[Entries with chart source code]
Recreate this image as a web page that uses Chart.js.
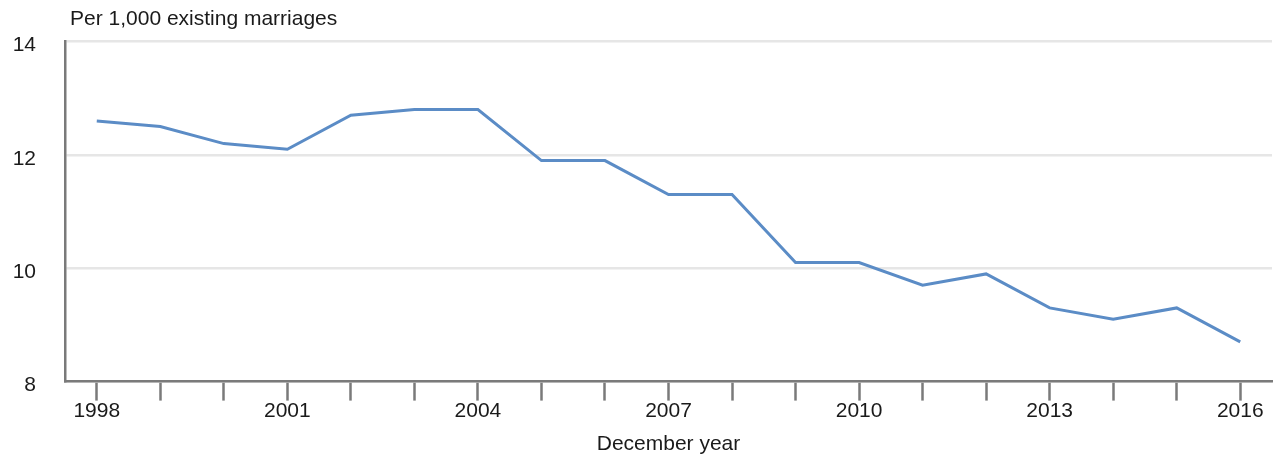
<!DOCTYPE html>
<html>
<head>
<meta charset="utf-8">
<script src="https://cdn.jsdelivr.net/npm/chart.js@4"></script>
<style>
html,body{margin:0;padding:0;background:#fff;}
#wrap{width:1275px;height:459px;}
</style>
</head>
<body>
<div id="wrap"><canvas id="c" width="1275" height="459"></canvas></div>
<script>
const years = ['1998','1999','2000','2001','2002','2003','2004','2005','2006','2007','2008','2009','2010','2011','2012','2013','2014','2015','2016'];
const divorceRate = [12.6,12.5,12.2,12.1,12.7,12.8,12.8,11.9,11.9,11.3,11.3,10.1,10.1,9.7,9.9,9.3,9.1,9.3,8.7];
const yTicks = [8,10,12,14];
const unitLabel = 'Per 1,000 existing marriages';
const xTitle = 'December year';

const FONT = 'Arial, "Liberation Sans", sans-serif';

const unitPlugin = {
  id: 'unitLabel',
  afterDraw(chart) {
    const ctx = chart.ctx;
    ctx.save();
    ctx.font = '21px ' + FONT;
    ctx.fillStyle = '#1a1a1a';
    ctx.textAlign = 'left';
    ctx.textBaseline = 'middle';
    ctx.fillText(unitLabel, chart.chartArea.left + 5, 19);
    ctx.restore();
  }
};

new Chart(document.getElementById('c'), {
  type: 'line',
  data: {
    labels: years,
    datasets: [{
      data: divorceRate,
      borderColor: '#5b8cc6',
      borderWidth: 3,
      pointRadius: 0,
      tension: 0,
      fill: false
    }]
  },
  options: {
    responsive: false,
    animation: false,
    devicePixelRatio: 1,
    layout: { padding: { top: 39, right: 3, bottom: 2, left: 0 } },
    plugins: { legend: { display: false }, tooltip: { enabled: false } },
    scales: {
      x: {
        offset: true,
        border: { color: '#7a7a7a', width: 2.5 },
        grid: { drawOnChartArea: false, drawTicks: true, tickLength: 19, tickWidth: 2.5, tickColor: '#7a7a7a', offset: false },
        ticks: {
          autoSkip: false,
          maxRotation: 0,
          padding: -2,
          color: '#1a1a1a',
          font: { family: FONT, size: 21 },
          callback: function(v, i) { return (i % 3 === 0) ? years[i] : ''; }
        },
        title: { display: true, text: xTitle, color: '#1a1a1a', font: { family: FONT, size: 21 }, padding: { top: 10, bottom: 0 } }
      },
      y: {
        min: 8, max: 14,
        afterBuildTicks: function(scale) { scale.ticks = yTicks.map(v => ({ value: v })); },
        afterFit: function(scale) { scale.width = 65; },
        border: { color: '#7a7a7a', width: 2.5 },
        grid: { color: '#e6e6e6', lineWidth: 2.5, drawTicks: false },
        ticks: {
          padding: 29,
          labelOffset: 4,
          color: '#1a1a1a',
          crossAlign: 'near',
          font: { family: FONT, size: 21 }
        }
      }
    }
  },
  plugins: [unitPlugin]
});
</script>
</body>
</html>
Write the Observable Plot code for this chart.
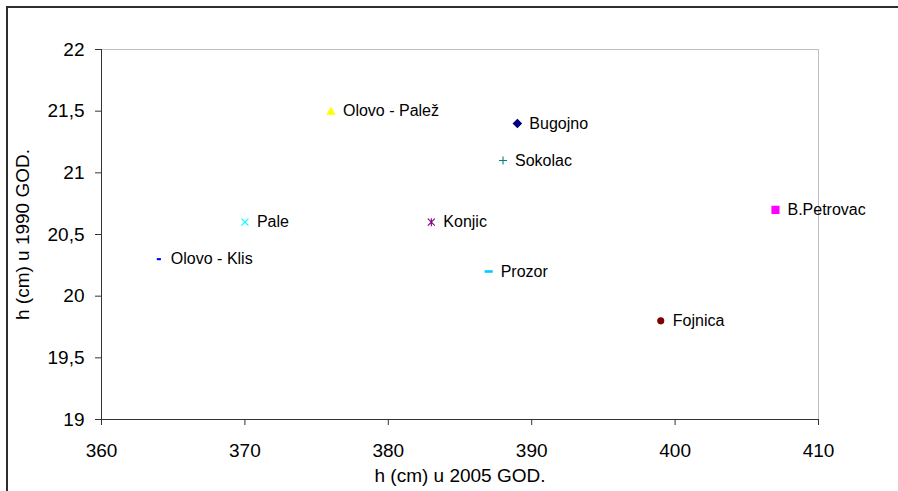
<!DOCTYPE html>
<html>
<head>
<meta charset="utf-8">
<script src="https://cdn.jsdelivr.net/npm/d3@7"></script>
<script src="https://cdn.jsdelivr.net/npm/@observablehq/plot@0.6"></script>
<style>
  html, body { margin: 0; padding: 0; background: #fff; }
  #wrap { position: relative; width: 898px; height: 491px; overflow: hidden; background: #fff; }
  #border { position: absolute; left: 6px; top: 6px; width: 1200px; height: 1200px; border: 2px solid #2e2e2e; box-sizing: border-box; pointer-events: none; }
  #chart { position: absolute; left: 0; top: 0; }
</style>
</head>
<body>
<div id="wrap"><div id="chart"></div><div id="border"></div></div>
<script>
// ---- data ----
const names = ["Bugojno", "B.Petrovac", "Olovo - Palež", "Pale", "Konjic", "Fojnica", "Sokolac", "Olovo - Klis", "Prozor"];
const h2005 = [389, 407, 376, 370, 383, 399, 388, 364, 387];
const h1990 = [21.4, 20.7, 21.5, 20.6, 20.6, 19.8, 21.1, 20.3, 20.2];
const xTicks = [360, 370, 380, 390, 400, 410];
const yTicks = [19, 19.5, 20, 20.5, 21, 21.5, 22];
const xTitle = "h (cm) u 2005 GOD.";
const yTitle = "h (cm) u 1990 GOD.";

// ---- series styling (Excel default markers) ----
const colors = ["#000080", "#ff00ff", "#ffff00", "#00ffff", "#800080", "#800000", "#008080", "#0000ff", "#00ccff"];
const sym = (f) => ({ draw: f });
const symbols = [
  sym(c => { c.moveTo(0, -4); c.lineTo(4, 0); c.lineTo(0, 4); c.lineTo(-4, 0); c.closePath(); }), // diamond
  sym(c => { c.rect(-3.5, -3.5, 7, 7); }),                                                        // square
  sym(c => { c.moveTo(0, -3.5); c.lineTo(3.7, 3); c.lineTo(-3.7, 3); c.closePath(); }),           // triangle
  sym(c => { c.moveTo(-3.5, -3.5); c.lineTo(3.5, 3.5); c.moveTo(3.5, -3.5); c.lineTo(-3.5, 3.5); }), // times
  sym(c => { c.moveTo(-3.5, -3.5); c.lineTo(3.5, 3.5); c.moveTo(3.5, -3.5); c.lineTo(-3.5, 3.5); c.moveTo(0, -4); c.lineTo(0, 4); }), // asterisk
  sym(c => { c.moveTo(3, 0); c.arc(0, 0, 3, 0, 2 * Math.PI); }),                                  // circle
  sym(c => { c.moveTo(-4, 0); c.lineTo(4, 0); c.moveTo(0, -4); c.lineTo(0, 4); }),               // plus
  sym(c => { c.rect(-1.5, -0.5, 3, 1); }),                                                        // short dash
  sym(c => { c.rect(-3.5, -0.75, 7, 1.5); })                                                      // long dash
];

const data = names.map((name, i) => ({ name, x: h2005[i], y: h1990[i] }));
const fmt = d => String(d).replace(".", ",");

const chart = Plot.plot({
  width: 898,
  height: 491,
  marginLeft: 101,
  marginRight: 80,
  marginTop: 49,
  marginBottom: 72,
  style: { fontFamily: "'Liberation Sans', Arial, sans-serif", fontSize: "19px", color: "#000", background: "transparent" },
  x: { domain: [xTicks[0], xTicks[xTicks.length - 1]] },
  y: { domain: [yTicks[0], yTicks[yTicks.length - 1]] },
  color: { domain: names, range: colors },
  symbol: { domain: names, range: symbols },
  marks: [
    Plot.ruleY([yTicks[yTicks.length - 1]], { stroke: "#c0c0c0", strokeWidth: 1 }),
    Plot.ruleX([xTicks[xTicks.length - 1]], { stroke: "#c0c0c0", strokeWidth: 1 }),
    Plot.ruleX([xTicks[0]], { stroke: "#333", strokeWidth: 1 }),
    Plot.ruleY([yTicks[0]], { stroke: "#333", strokeWidth: 1 }),
    Plot.axisX({ ticks: xTicks, tickSize: 6, tickPadding: 18, label: null, fontSize: 19, stroke: "#333" }),
    Plot.axisY({ ticks: yTicks, tickSize: 6, tickPadding: 11, tickFormat: fmt, label: null, fontSize: 19, stroke: "#333" }),
    Plot.text([xTitle], { frameAnchor: "bottom", dy: 56, textAnchor: "middle", lineAnchor: "middle", fontSize: 19, fill: "#000" }),
    Plot.text([yTitle], { frameAnchor: "left", dx: -79, rotate: -90, textAnchor: "middle", lineAnchor: "middle", fontSize: 19, fill: "#000" }),
    Plot.dot(data, { x: "x", y: "y", symbol: "name", fill: "name", stroke: "name", strokeWidth: 1.1 }),
    Plot.text(data, { x: "x", y: "y", text: "name", textAnchor: "start", dx: 12, fontSize: 16, fill: "#000" })
  ]
});
document.getElementById("chart").appendChild(chart);
</script>
</body>
</html>
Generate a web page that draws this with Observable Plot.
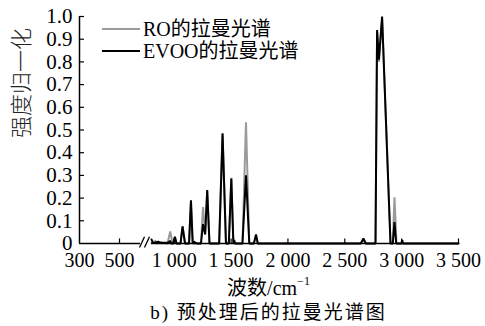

## Task instructions
What you return should match the records above word for word, minus the pictures.

## Complete output
Recreate this image as a web page that uses Chart.js.
<!DOCTYPE html>
<html>
<head>
<meta charset="utf-8">
<script src="https://cdn.jsdelivr.net/npm/chart.js@4"></script>
<style>
html,body{margin:0;padding:0;background:#fff;}
#wrap{width:1275px;height:459px;}
</style>
</head>
<body>
<div id="wrap"><canvas id="c" width="1275" height="459"></canvas></div>
<script>
const years = ['1998','1999','2000','2001','2002','2003','2004','2005','2006','2007','2008','2009','2010','2011','2012','2013','2014','2015','2016'];
const divorceRate = [12.6,12.5,12.2,12.1,12.7,12.8,12.8,11.9,11.9,11.3,11.3,10.1,10.1,9.7,9.9,9.3,9.1,9.3,8.7];
const yTicks = [8,10,12,14];
const unitLabel = 'Per 1,000 existing marriages';
const xTitle = 'December year';

const FONT = 'Arial, "Liberation Sans", sans-serif';

const unitPlugin = {
  id: 'unitLabel',
  afterDraw(chart) {
    const ctx = chart.ctx;
    ctx.save();
    ctx.font = '21px ' + FONT;
    ctx.fillStyle = '#1a1a1a';
    ctx.textAlign = 'left';
    ctx.textBaseline = 'middle';
    ctx.fillText(unitLabel, chart.chartArea.left + 5, 19);
    ctx.restore();
  }
};

new Chart(document.getElementById('c'), {
  type: 'line',
  data: {
    labels: years,
    datasets: [{
      data: divorceRate,
      borderColor: '#5b8cc6',
      borderWidth: 3,
      pointRadius: 0,
      tension: 0,
      fill: false
    }]
  },
  options: {
    responsive: false,
    animation: false,
    devicePixelRatio: 1,
    layout: { padding: { top: 39, right: 3, bottom: 2, left: 0 } },
    plugins: { legend: { display: false }, tooltip: { enabled: false } },
    scales: {
      x: {
        offset: true,
        border: { color: '#7a7a7a', width: 2.5 },
        grid: { drawOnChartArea: false, drawTicks: true, tickLength: 19, tickWidth: 2.5, tickColor: '#7a7a7a', offset: false },
        ticks: {
          autoSkip: false,
          maxRotation: 0,
          padding: -2,
          color: '#1a1a1a',
          font: { family: FONT, size: 21 },
          callback: function(v, i) { return (i % 3 === 0) ? years[i] : ''; }
        },
        title: { display: true, text: xTitle, color: '#1a1a1a', font: { family: FONT, size: 21 }, padding: { top: 10, bottom: 0 } }
      },
      y: {
        min: 8, max: 14,
        afterBuildTicks: function(scale) { scale.ticks = yTicks.map(v => ({ value: v })); },
        afterFit: function(scale) { scale.width = 65; },
        border: { color: '#7a7a7a', width: 2.5 },
        grid: { color: '#e6e6e6', lineWidth: 2.5, drawTicks: false },
        ticks: {
          padding: 29,
          labelOffset: 4,
          color: '#1a1a1a',
          crossAlign: 'near',
          font: { family: FONT, size: 21 }
        }
      }
    }
  },
  plugins: [unitPlugin]
});
</script>
</body>
</html>
Write the Observable Plot code for this chart.
<!DOCTYPE html>
<html>
<head>
<meta charset="utf-8">
<script src="https://cdn.jsdelivr.net/npm/d3@7"></script>
<script src="https://cdn.jsdelivr.net/npm/@observablehq/plot@0.6"></script>
<style>
  html, body { margin: 0; padding: 0; background: #fff; }
  #wrap { position: relative; width: 898px; height: 491px; overflow: hidden; background: #fff; }
  #border { position: absolute; left: 6px; top: 6px; width: 1200px; height: 1200px; border: 2px solid #2e2e2e; box-sizing: border-box; pointer-events: none; }
  #chart { position: absolute; left: 0; top: 0; }
</style>
</head>
<body>
<div id="wrap"><div id="chart"></div><div id="border"></div></div>
<script>
// ---- data ----
const names = ["Bugojno", "B.Petrovac", "Olovo - Palež", "Pale", "Konjic", "Fojnica", "Sokolac", "Olovo - Klis", "Prozor"];
const h2005 = [389, 407, 376, 370, 383, 399, 388, 364, 387];
const h1990 = [21.4, 20.7, 21.5, 20.6, 20.6, 19.8, 21.1, 20.3, 20.2];
const xTicks = [360, 370, 380, 390, 400, 410];
const yTicks = [19, 19.5, 20, 20.5, 21, 21.5, 22];
const xTitle = "h (cm) u 2005 GOD.";
const yTitle = "h (cm) u 1990 GOD.";

// ---- series styling (Excel default markers) ----
const colors = ["#000080", "#ff00ff", "#ffff00", "#00ffff", "#800080", "#800000", "#008080", "#0000ff", "#00ccff"];
const sym = (f) => ({ draw: f });
const symbols = [
  sym(c => { c.moveTo(0, -4); c.lineTo(4, 0); c.lineTo(0, 4); c.lineTo(-4, 0); c.closePath(); }), // diamond
  sym(c => { c.rect(-3.5, -3.5, 7, 7); }),                                                        // square
  sym(c => { c.moveTo(0, -3.5); c.lineTo(3.7, 3); c.lineTo(-3.7, 3); c.closePath(); }),           // triangle
  sym(c => { c.moveTo(-3.5, -3.5); c.lineTo(3.5, 3.5); c.moveTo(3.5, -3.5); c.lineTo(-3.5, 3.5); }), // times
  sym(c => { c.moveTo(-3.5, -3.5); c.lineTo(3.5, 3.5); c.moveTo(3.5, -3.5); c.lineTo(-3.5, 3.5); c.moveTo(0, -4); c.lineTo(0, 4); }), // asterisk
  sym(c => { c.moveTo(3, 0); c.arc(0, 0, 3, 0, 2 * Math.PI); }),                                  // circle
  sym(c => { c.moveTo(-4, 0); c.lineTo(4, 0); c.moveTo(0, -4); c.lineTo(0, 4); }),               // plus
  sym(c => { c.rect(-1.5, -0.5, 3, 1); }),                                                        // short dash
  sym(c => { c.rect(-3.5, -0.75, 7, 1.5); })                                                      // long dash
];

const data = names.map((name, i) => ({ name, x: h2005[i], y: h1990[i] }));
const fmt = d => String(d).replace(".", ",");

const chart = Plot.plot({
  width: 898,
  height: 491,
  marginLeft: 101,
  marginRight: 80,
  marginTop: 49,
  marginBottom: 72,
  style: { fontFamily: "'Liberation Sans', Arial, sans-serif", fontSize: "19px", color: "#000", background: "transparent" },
  x: { domain: [xTicks[0], xTicks[xTicks.length - 1]] },
  y: { domain: [yTicks[0], yTicks[yTicks.length - 1]] },
  color: { domain: names, range: colors },
  symbol: { domain: names, range: symbols },
  marks: [
    Plot.ruleY([yTicks[yTicks.length - 1]], { stroke: "#c0c0c0", strokeWidth: 1 }),
    Plot.ruleX([xTicks[xTicks.length - 1]], { stroke: "#c0c0c0", strokeWidth: 1 }),
    Plot.ruleX([xTicks[0]], { stroke: "#333", strokeWidth: 1 }),
    Plot.ruleY([yTicks[0]], { stroke: "#333", strokeWidth: 1 }),
    Plot.axisX({ ticks: xTicks, tickSize: 6, tickPadding: 18, label: null, fontSize: 19, stroke: "#333" }),
    Plot.axisY({ ticks: yTicks, tickSize: 6, tickPadding: 11, tickFormat: fmt, label: null, fontSize: 19, stroke: "#333" }),
    Plot.text([xTitle], { frameAnchor: "bottom", dy: 56, textAnchor: "middle", lineAnchor: "middle", fontSize: 19, fill: "#000" }),
    Plot.text([yTitle], { frameAnchor: "left", dx: -79, rotate: -90, textAnchor: "middle", lineAnchor: "middle", fontSize: 19, fill: "#000" }),
    Plot.dot(data, { x: "x", y: "y", symbol: "name", fill: "name", stroke: "name", strokeWidth: 1.1 }),
    Plot.text(data, { x: "x", y: "y", text: "name", textAnchor: "start", dx: 12, fontSize: 16, fill: "#000" })
  ]
});
document.getElementById("chart").appendChild(chart);
</script>
</body>
</html>
Generate a web page that draws this with Observable Plot.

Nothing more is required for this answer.